**Exercise instructions**
Once the pictures are set aside, transcribe the remaining data exactly.

**Recorded data**

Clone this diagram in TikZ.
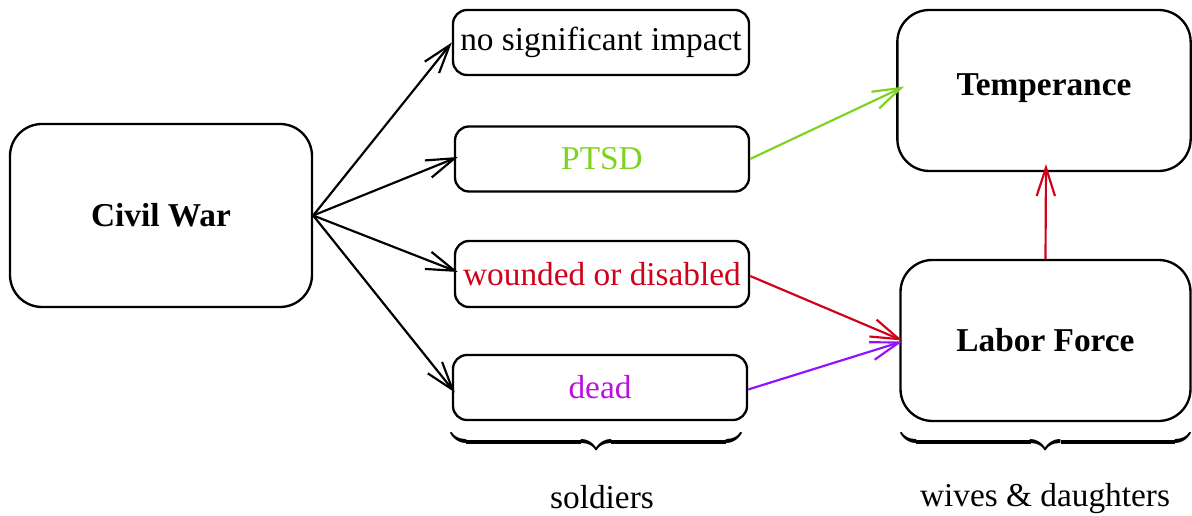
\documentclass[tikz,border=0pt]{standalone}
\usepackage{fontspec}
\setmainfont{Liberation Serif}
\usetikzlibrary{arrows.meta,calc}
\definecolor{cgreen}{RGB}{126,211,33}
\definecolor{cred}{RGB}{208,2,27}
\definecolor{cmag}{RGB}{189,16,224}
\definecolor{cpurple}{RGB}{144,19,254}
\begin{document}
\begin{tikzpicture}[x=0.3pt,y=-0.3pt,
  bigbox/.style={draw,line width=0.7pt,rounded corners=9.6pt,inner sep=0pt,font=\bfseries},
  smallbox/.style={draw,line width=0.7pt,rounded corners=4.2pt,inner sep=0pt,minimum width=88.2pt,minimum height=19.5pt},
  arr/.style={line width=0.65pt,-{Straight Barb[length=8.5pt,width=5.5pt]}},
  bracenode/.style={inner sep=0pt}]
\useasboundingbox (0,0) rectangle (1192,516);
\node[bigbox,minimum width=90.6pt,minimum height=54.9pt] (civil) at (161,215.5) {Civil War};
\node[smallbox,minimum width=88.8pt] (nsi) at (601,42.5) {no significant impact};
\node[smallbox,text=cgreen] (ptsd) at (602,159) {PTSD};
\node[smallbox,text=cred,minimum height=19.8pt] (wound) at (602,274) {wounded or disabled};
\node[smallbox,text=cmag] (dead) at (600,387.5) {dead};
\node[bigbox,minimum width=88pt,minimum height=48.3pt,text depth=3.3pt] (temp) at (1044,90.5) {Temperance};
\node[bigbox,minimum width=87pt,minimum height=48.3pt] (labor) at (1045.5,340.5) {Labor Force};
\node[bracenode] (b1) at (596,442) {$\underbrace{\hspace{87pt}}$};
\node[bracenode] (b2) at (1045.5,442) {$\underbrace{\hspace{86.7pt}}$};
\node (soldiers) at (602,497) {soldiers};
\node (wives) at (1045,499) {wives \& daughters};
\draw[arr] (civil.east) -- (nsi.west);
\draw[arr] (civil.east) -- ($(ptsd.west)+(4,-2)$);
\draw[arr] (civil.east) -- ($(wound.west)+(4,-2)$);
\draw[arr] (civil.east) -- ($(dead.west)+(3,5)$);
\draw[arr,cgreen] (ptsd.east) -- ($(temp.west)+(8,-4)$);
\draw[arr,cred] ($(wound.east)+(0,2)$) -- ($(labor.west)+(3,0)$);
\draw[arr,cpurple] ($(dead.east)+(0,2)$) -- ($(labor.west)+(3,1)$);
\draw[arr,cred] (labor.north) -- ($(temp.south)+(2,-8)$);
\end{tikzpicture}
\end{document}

**Worked solution**
Clone this diagram in TikZ.
\documentclass[tikz,border=0pt]{standalone}
\usepackage{fontspec}
\setmainfont{Liberation Serif}
\usetikzlibrary{arrows.meta,calc}
\definecolor{cgreen}{RGB}{126,211,33}
\definecolor{cred}{RGB}{208,2,27}
\definecolor{cmag}{RGB}{189,16,224}
\definecolor{cpurple}{RGB}{144,19,254}
\begin{document}
\begin{tikzpicture}[x=0.3pt,y=-0.3pt,
  bigbox/.style={draw,line width=0.7pt,rounded corners=9.6pt,inner sep=0pt,font=\bfseries},
  smallbox/.style={draw,line width=0.7pt,rounded corners=4.2pt,inner sep=0pt,minimum width=88.2pt,minimum height=19.5pt},
  arr/.style={line width=0.65pt,-{Straight Barb[length=8.5pt,width=5.5pt]}},
  bracenode/.style={inner sep=0pt}]
\useasboundingbox (0,0) rectangle (1192,516);
\node[bigbox,minimum width=90.6pt,minimum height=54.9pt] (civil) at (161,215.5) {Civil War};
\node[smallbox,minimum width=88.8pt] (nsi) at (601,42.5) {no significant impact};
\node[smallbox,text=cgreen] (ptsd) at (602,159) {PTSD};
\node[smallbox,text=cred,minimum height=19.8pt] (wound) at (602,274) {wounded or disabled};
\node[smallbox,text=cmag] (dead) at (600,387.5) {dead};
\node[bigbox,minimum width=88pt,minimum height=48.3pt,text depth=3.3pt] (temp) at (1044,90.5) {Temperance};
\node[bigbox,minimum width=87pt,minimum height=48.3pt] (labor) at (1045.5,340.5) {Labor Force};
\node[bracenode] (b1) at (596,442) {$\underbrace{\hspace{87pt}}$};
\node[bracenode] (b2) at (1045.5,442) {$\underbrace{\hspace{86.7pt}}$};
\node (soldiers) at (602,497) {soldiers};
\node (wives) at (1045,499) {wives \& daughters};
\draw[arr] (civil.east) -- (nsi.west);
\draw[arr] (civil.east) -- ($(ptsd.west)+(4,-2)$);
\draw[arr] (civil.east) -- ($(wound.west)+(4,-2)$);
\draw[arr] (civil.east) -- ($(dead.west)+(3,5)$);
\draw[arr,cgreen] (ptsd.east) -- ($(temp.west)+(8,-4)$);
\draw[arr,cred] ($(wound.east)+(0,2)$) -- ($(labor.west)+(3,0)$);
\draw[arr,cpurple] ($(dead.east)+(0,2)$) -- ($(labor.west)+(3,1)$);
\draw[arr,cred] (labor.north) -- ($(temp.south)+(2,-8)$);
\end{tikzpicture}
\end{document}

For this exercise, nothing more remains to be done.